Но за последние годы составлена большая историография о поведении поляков в то время. Теперь мы все знаем: очень много людей были вовлечены в уничтожение евреев – или по идеологическим мотивам, или потому, что выросли в атмосфере антисемитизма, или из материального интереса.
– В конце 1980-х – начале 1990-х годов, когда коммунизм рухнул и пришла свобода, Россия тоже открывала для себя закрытые страницы – переосмысляла сталинизм. В Польшу свобода пришла примерно тогда же, но отношения с евреями во время войны, по сути, вообще не обсуждались до начала 2000-х – до тех пор, пока не вышла ваша книга о событиях в Едвабне. Почему такая пауза?

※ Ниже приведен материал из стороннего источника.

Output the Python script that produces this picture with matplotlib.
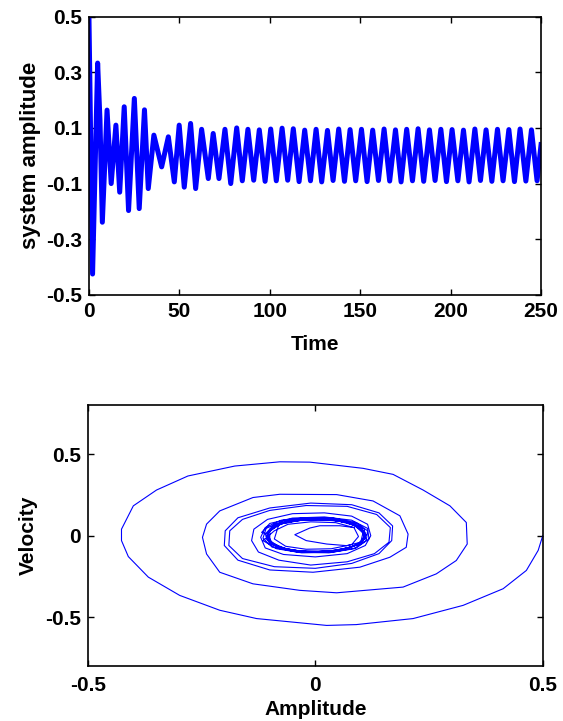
import matplotlib
matplotlib.use("Agg")
import matplotlib.pyplot as plt

plt.rcParams['font.family'] = ['Liberation Sans', 'DejaVu Sans']
plt.rcParams['font.weight'] = 'bold'
plt.rcParams['font.size'] = 15

# --- top panel: turning points of the response ---
t_pts = [0, 2.0, 4.8, 6.1, 7.4, 10.0, 12.3, 14.9, 17.0, 19.5, 21.9, 25.1, 27.8,
         30.7, 32.8, 35.9, 40.2, 43.9, 47.2, 49.9, 52.7, 56.2, 59.0, 62.3, 66.0,
         68.7, 71.9, 75.2, 78.4, 81.7, 84.8,
         87.9, 91.1, 94.2, 97.4, 100.5, 103.6, 106.8, 109.9, 113.0, 116.2,
         119.3, 122.5, 125.6, 128.7, 131.9, 135.0, 138.1, 141.3, 144.4, 147.5,
         150.7, 153.8, 156.9, 160.1, 163.2, 166.3, 169.5, 172.6, 175.7, 178.9,
         182.0, 185.1, 188.3, 191.4, 194.6, 197.7, 200.8, 204.0, 207.1, 210.2,
         213.4, 216.5, 219.6, 222.8, 225.9, 229.0, 232.2, 235.3, 238.4, 241.6,
         244.7, 247.8, 250.0]
y_pts = [0.5, -0.425, 0.333, 0.128, -0.239, 0.164, -0.100, 0.110, -0.131, 0.176, -0.197, 0.206, -0.190,
         0.165, -0.118, 0.074, -0.040, 0.068, -0.094, 0.110, -0.113, 0.116, -0.118, 0.095, -0.082,
         0.080, -0.082, 0.095, -0.100, 0.100, -0.090,
         0.095, -0.088, 0.093, -0.092, 0.096, -0.090, 0.099, -0.088, 0.097, -0.093,
         0.092, -0.090, 0.095, -0.094, 0.091, -0.089, 0.096, -0.092, 0.094, -0.090,
         0.095, -0.093, 0.092, -0.089, 0.096, -0.091, 0.093, -0.094, 0.095, -0.090,
         0.097, -0.092, 0.093, -0.089, 0.095, -0.093, 0.094, -0.090, 0.092, -0.094,
         0.096, -0.089, 0.093, -0.092, 0.095, -0.090, 0.094, -0.093, 0.096, -0.091,
         0.093, -0.090, 0.040]

# --- bottom panel: vertices of the phase trajectory (amplitude, velocity) ---
amp = [0.5, 0.49, 0.464, 0.413, 0.325, 0.215, 0.09, 0.025, -0.129, -0.21, -0.298, -0.367, -0.411, -0.426,
       -0.426, -0.4, -0.349, -0.28, -0.177, -0.078, -0.012, 0.105, 0.171, 0.237, 0.296, 0.332,
       0.334, 0.31, 0.266, 0.193, 0.047, -0.034, -0.137, -0.21, -0.239, -0.248,
       -0.239, -0.21, -0.137, -0.078, 0.047, 0.127, 0.186, 0.204, 0.2, 0.164, 0.098, -0.005,
       -0.1, -0.17, -0.2, -0.198, -0.17, -0.1, -0.01, 0.08, 0.14, 0.17, 0.168, 0.14, 0.08, 0.0,
       -0.09, -0.16, -0.19, -0.188, -0.16, -0.1, -0.02, 0.07, 0.135, 0.165, 0.162, 0.13, 0.07, -0.01,
       -0.08, -0.125, -0.14, -0.135, -0.105, -0.05, 0.02, 0.08, 0.115, 0.122, 0.11, 0.07, 0.0,
       -0.07, -0.11, -0.12, -0.11, -0.075, -0.02, 0.04, 0.09, 0.115, 0.112, 0.085, 0.03,
       -0.04, -0.095, -0.115, -0.108, -0.07, -0.01, 0.05, 0.095, 0.11, 0.1, 0.06, 0.0,
       -0.06, -0.1, -0.11, -0.09, -0.04, 0.02, 0.075, 0.108, 0.11, 0.08, 0.03, -0.03,
       -0.085, -0.108, -0.1, -0.065, -0.01, 0.05, 0.095, 0.112, 0.095, 0.05, -0.01, -0.065,
       -0.1, -0.105, -0.08, -0.03, 0.03, 0.08, 0.108, 0.105, 0.07, 0.015, -0.045, -0.09,
       -0.108, -0.095, -0.05, 0.01, 0.065, 0.1, 0.11, 0.085, 0.035, -0.025, -0.075, -0.1,
       -0.1, -0.07, -0.015, 0.045, 0.09, 0.11, 0.095, 0.05, -0.01, -0.06, -0.095, -0.105,
       -0.118, -0.1, -0.05, 0.02, 0.08, 0.115, 0.118, 0.09, 0.035, -0.03, -0.085, -0.115,
       -0.09, -0.06, -0.01, 0.045, 0.085, 0.095, 0.08, 0.035, -0.02, -0.065, -0.09,
       -0.08, -0.03, 0.03, 0.08, 0.105, 0.1,
       0.069, 0.025, -0.02, -0.045, -0.012, 0.01, 0.054, 0.085]
vel = [0.0, -0.09, -0.213, -0.325, -0.427, -0.508, -0.545, -0.55, -0.508, -0.457, -0.366, -0.254, -0.128, -0.03,
       0.04, 0.183, 0.28, 0.366, 0.427, 0.453, 0.451, 0.413, 0.376, 0.28, 0.183, 0.081,
       -0.051, -0.152, -0.234, -0.315, -0.35, -0.335, -0.295, -0.224, -0.112, -0.01,
       0.071, 0.152, 0.234, 0.254, 0.252, 0.213, 0.122, 0.01, -0.071, -0.132, -0.193, -0.224,
       -0.21, -0.15, -0.06, 0.03, 0.11, 0.17, 0.2, 0.19, 0.14, 0.06, -0.03, -0.11, -0.17, -0.2,
       -0.19, -0.14, -0.06, 0.03, 0.1, 0.155, 0.185, 0.18, 0.13, 0.05, -0.04, -0.11, -0.16, -0.18,
       -0.15, -0.1, -0.03, 0.04, 0.1, 0.135, 0.14, 0.12, 0.07, 0.0, -0.06, -0.11, -0.13,
       -0.115, -0.075, -0.01, 0.05, 0.095, 0.11, 0.108, 0.08, 0.03, -0.03, -0.08, -0.105,
       -0.1, -0.07, -0.015, 0.045, 0.09, 0.105, 0.1, 0.07, 0.015, -0.045, -0.09, -0.1,
       -0.09, -0.05, 0.01, 0.07, 0.1, 0.102, 0.085, 0.04, -0.02, -0.07, -0.095, -0.095,
       -0.07, -0.02, 0.04, 0.085, 0.1, 0.095, 0.06, 0.005, -0.055, -0.09, -0.1, -0.085,
       -0.045, 0.015, 0.07, 0.098, 0.1, 0.075, 0.025, -0.035, -0.08, -0.098, -0.092, -0.06,
       -0.005, 0.055, 0.092, 0.1, 0.085, 0.045, -0.015, -0.065, -0.095, -0.098, -0.075, -0.03,
       0.03, 0.08, 0.1, 0.095, 0.06, 0.0, -0.055, -0.09, -0.1, -0.085, -0.045, 0.01,
       0.02, 0.075, 0.108, 0.115, 0.095, 0.045, -0.02, -0.075, -0.102, -0.105, -0.08, -0.03,
       0.03, 0.07, 0.085, 0.08, 0.05, -0.005, -0.055, -0.08, -0.083, -0.065, -0.02,
       0.07, 0.095, 0.098, 0.075, 0.02, -0.04,
       -0.061, -0.051, -0.03, 0.006, 0.047, 0.061, 0.061, 0.05]

fig = plt.figure(figsize=(5.63, 7.21), dpi=100)

ax1 = fig.add_axes([0.158, 0.591, 0.803, 0.386])
ax1.plot(t_pts, y_pts, color='#0000FF', lw=3.6, solid_joinstyle='round')
ax1.set_xlim(0, 250)
ax1.set_ylim(-0.5, 0.5)
ax1.set_xticks([0, 50, 100, 150, 200, 250])
ax1.set_yticks([-0.5, -0.3, -0.1, 0.1, 0.3, 0.5])
ax1.set_yticklabels(['-0.5', '-0.3', '-0.1', '0.1', '0.3', '0.5'])
ax1.set_xlabel('Time', fontweight='bold')
ax1.set_ylabel('system amplitude', fontweight='bold', fontsize=16)
ax1.xaxis.set_label_coords(0.5, -0.145)
ax1.yaxis.set_label_coords(-0.106, 0.5)
ax1.tick_params(axis='x', pad=5)

ax2 = fig.add_axes([0.156, 0.076, 0.808, 0.362])
ax2.plot(amp, vel, color='#0000FF', lw=0.8)
ax2.set_xlim(-0.5, 0.5)
ax2.set_ylim(-0.8, 0.8)
ax2.set_xticks([-0.5, 0, 0.5])
ax2.set_xticklabels(['-0.5', '0', '0.5'])
ax2.set_yticks([-0.5, 0, 0.5])
ax2.set_yticklabels(['-0.5', '0', '0.5'])
ax2.set_xlabel('Amplitude', fontweight='bold')
ax2.set_ylabel('Velocity', fontweight='bold')
ax2.xaxis.set_label_coords(0.5, -0.13)
ax2.yaxis.set_label_coords(-0.11, 0.5)
ax2.tick_params(axis='x', pad=7)

for ax in (ax1, ax2):
    ax.tick_params(direction='in', top=True, right=True, length=4, width=1)
    ax.tick_params(axis='y', pad=5)
    for s in ax.spines.values():
        s.set_linewidth(1.2)

fig.savefig('out.png', dpi=100)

– В 1989 году, когда коммунистический режим рухнул и победила революция, то, что случилось с евреями, было далеко не главной проблемой. Людей больше волновало, как построить новое общество, как осмыслить коммунистический период. Для 1989 года война была 50 лет назад. В СССР была другая картина. Для перестройки второй половины 80-х дискуссия о сталинизме и о коммунистической власти – это разговор о непосредственно предшествующем и потому очень актуальном вопросе для советского общества.
Я не удивлен, что люди не захотели с пристрастием погружаться и внимательно изучать этот период своей истории, потому что в сталинизм было вовлечено все общество. Я не уравниваю палачей с жертвами, это сложный вопрос, но неизбежным образом сталинизм как процесс требовал массового соучастия, и в какой-то момент русские – не только русские, но и украинцы, белорусы и так далее – будут вынуждены осознать это. Сотни тысяч, миллионы людей доносили, голосовали за резолюции, аплодировали. В этом суть тоталитаризма – он приобщает всех к соучастию в преступлении, и сталинизм в этом, к сожалению, преуспел.

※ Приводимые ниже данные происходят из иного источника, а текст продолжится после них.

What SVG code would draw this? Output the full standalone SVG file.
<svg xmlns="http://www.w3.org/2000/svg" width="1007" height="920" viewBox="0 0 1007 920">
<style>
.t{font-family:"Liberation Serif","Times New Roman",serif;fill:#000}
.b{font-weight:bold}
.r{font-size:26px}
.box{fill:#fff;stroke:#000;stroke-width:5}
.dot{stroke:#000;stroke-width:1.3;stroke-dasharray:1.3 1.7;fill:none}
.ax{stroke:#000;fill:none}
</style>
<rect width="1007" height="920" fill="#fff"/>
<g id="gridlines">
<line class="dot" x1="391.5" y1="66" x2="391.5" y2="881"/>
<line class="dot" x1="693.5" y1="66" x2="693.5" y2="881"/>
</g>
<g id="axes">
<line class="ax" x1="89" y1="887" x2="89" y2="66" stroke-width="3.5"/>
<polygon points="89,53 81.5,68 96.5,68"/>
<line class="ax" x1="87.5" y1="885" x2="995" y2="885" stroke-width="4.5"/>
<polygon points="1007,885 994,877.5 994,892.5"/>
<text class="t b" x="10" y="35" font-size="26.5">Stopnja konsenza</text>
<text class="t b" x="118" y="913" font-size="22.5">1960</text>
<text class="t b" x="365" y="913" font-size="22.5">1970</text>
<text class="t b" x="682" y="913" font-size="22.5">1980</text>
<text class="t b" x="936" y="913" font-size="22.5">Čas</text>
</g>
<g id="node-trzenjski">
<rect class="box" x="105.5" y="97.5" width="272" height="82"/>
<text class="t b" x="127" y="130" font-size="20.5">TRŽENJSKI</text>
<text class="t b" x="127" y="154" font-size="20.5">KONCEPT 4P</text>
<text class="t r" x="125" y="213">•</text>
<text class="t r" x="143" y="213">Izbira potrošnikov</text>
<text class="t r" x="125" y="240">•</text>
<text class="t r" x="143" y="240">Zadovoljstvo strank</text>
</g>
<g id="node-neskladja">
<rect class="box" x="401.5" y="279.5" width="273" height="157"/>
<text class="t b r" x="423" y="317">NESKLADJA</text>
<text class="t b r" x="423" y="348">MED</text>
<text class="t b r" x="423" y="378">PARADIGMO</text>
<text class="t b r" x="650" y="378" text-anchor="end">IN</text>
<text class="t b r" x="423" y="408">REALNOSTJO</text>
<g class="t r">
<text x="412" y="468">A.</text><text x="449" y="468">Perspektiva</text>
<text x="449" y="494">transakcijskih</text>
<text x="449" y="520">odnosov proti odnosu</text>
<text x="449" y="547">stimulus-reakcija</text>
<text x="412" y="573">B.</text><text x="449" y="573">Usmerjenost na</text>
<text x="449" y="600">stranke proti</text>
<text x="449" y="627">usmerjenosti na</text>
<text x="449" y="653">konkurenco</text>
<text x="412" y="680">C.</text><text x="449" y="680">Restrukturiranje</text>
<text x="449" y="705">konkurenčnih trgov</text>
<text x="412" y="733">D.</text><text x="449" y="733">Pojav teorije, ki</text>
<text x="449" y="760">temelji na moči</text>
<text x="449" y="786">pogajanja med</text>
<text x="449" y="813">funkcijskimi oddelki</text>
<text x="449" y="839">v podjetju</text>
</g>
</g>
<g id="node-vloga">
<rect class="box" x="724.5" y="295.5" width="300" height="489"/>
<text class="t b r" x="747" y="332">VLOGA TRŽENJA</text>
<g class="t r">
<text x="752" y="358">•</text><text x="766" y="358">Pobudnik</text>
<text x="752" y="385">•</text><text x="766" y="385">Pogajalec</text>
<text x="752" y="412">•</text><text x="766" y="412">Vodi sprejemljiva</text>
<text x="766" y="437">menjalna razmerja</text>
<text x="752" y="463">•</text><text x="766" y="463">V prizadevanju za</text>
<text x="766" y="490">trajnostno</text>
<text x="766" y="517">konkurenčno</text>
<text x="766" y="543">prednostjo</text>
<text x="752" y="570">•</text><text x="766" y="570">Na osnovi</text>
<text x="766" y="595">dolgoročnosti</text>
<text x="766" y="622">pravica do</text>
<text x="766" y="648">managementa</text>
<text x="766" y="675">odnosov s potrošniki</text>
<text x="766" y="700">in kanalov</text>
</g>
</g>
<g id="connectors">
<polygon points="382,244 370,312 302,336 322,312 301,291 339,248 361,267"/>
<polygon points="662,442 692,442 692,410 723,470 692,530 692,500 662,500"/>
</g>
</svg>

– Можно провести много аналогий между Польшей и Россией, но есть и важные различия. В Польше действовал и действует институт, в таком виде в России, безусловно, отсутствующий, – церковь. Какова была ее роль в отношениях между поляками и евреями?

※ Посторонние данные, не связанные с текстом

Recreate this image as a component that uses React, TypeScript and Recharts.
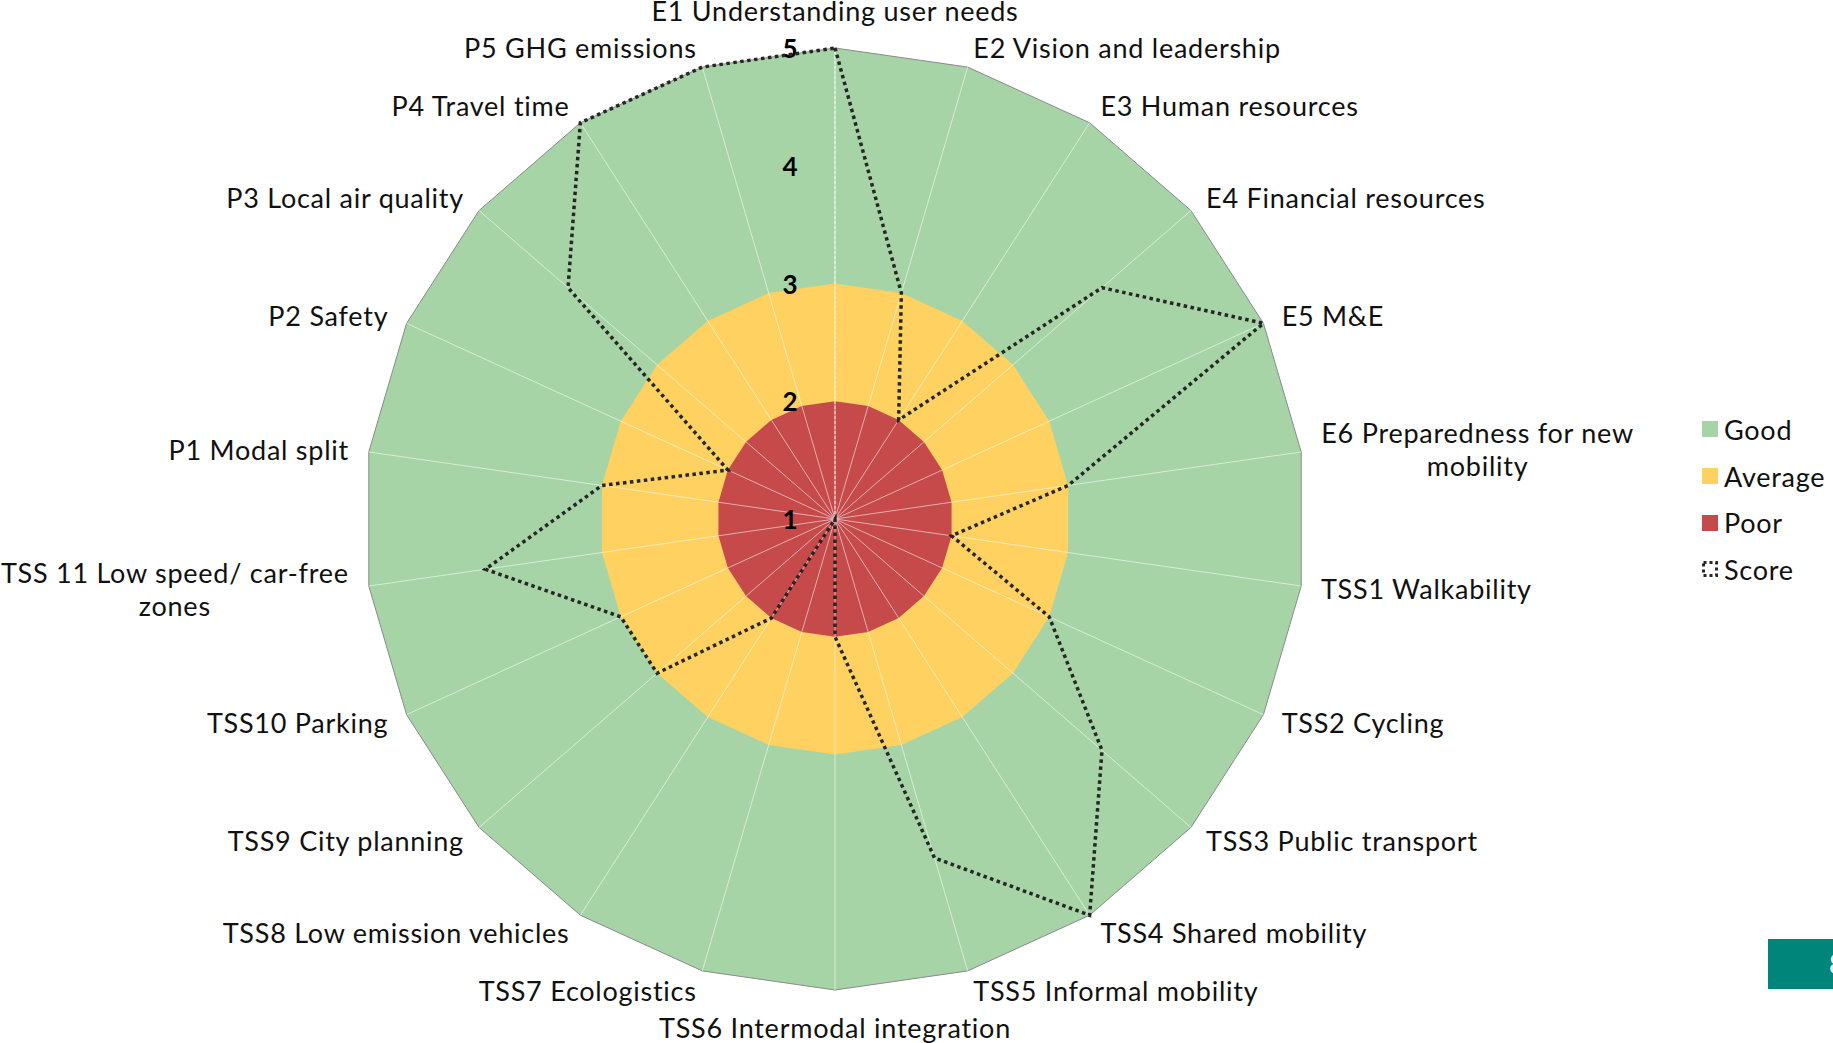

– Роль церкви с самого начала и до конца была ужасна. И история взаимоотношений поляков и евреев в Польше не может быть вскрыта полностью потому, что церковь обладает таким огромным моральным авторитетом в Польше. Церковь не хочет и не готова признать свою печальную роль, потому что представители сегодняшней церковной иерархии по-прежнему мыслят так же. Прежде всего, церковь была настроена возмутительно антисемитски в период между войнами. Церковь в целом смотрела на евреев как на дьяволов, от которых должен быть очищен польский организм.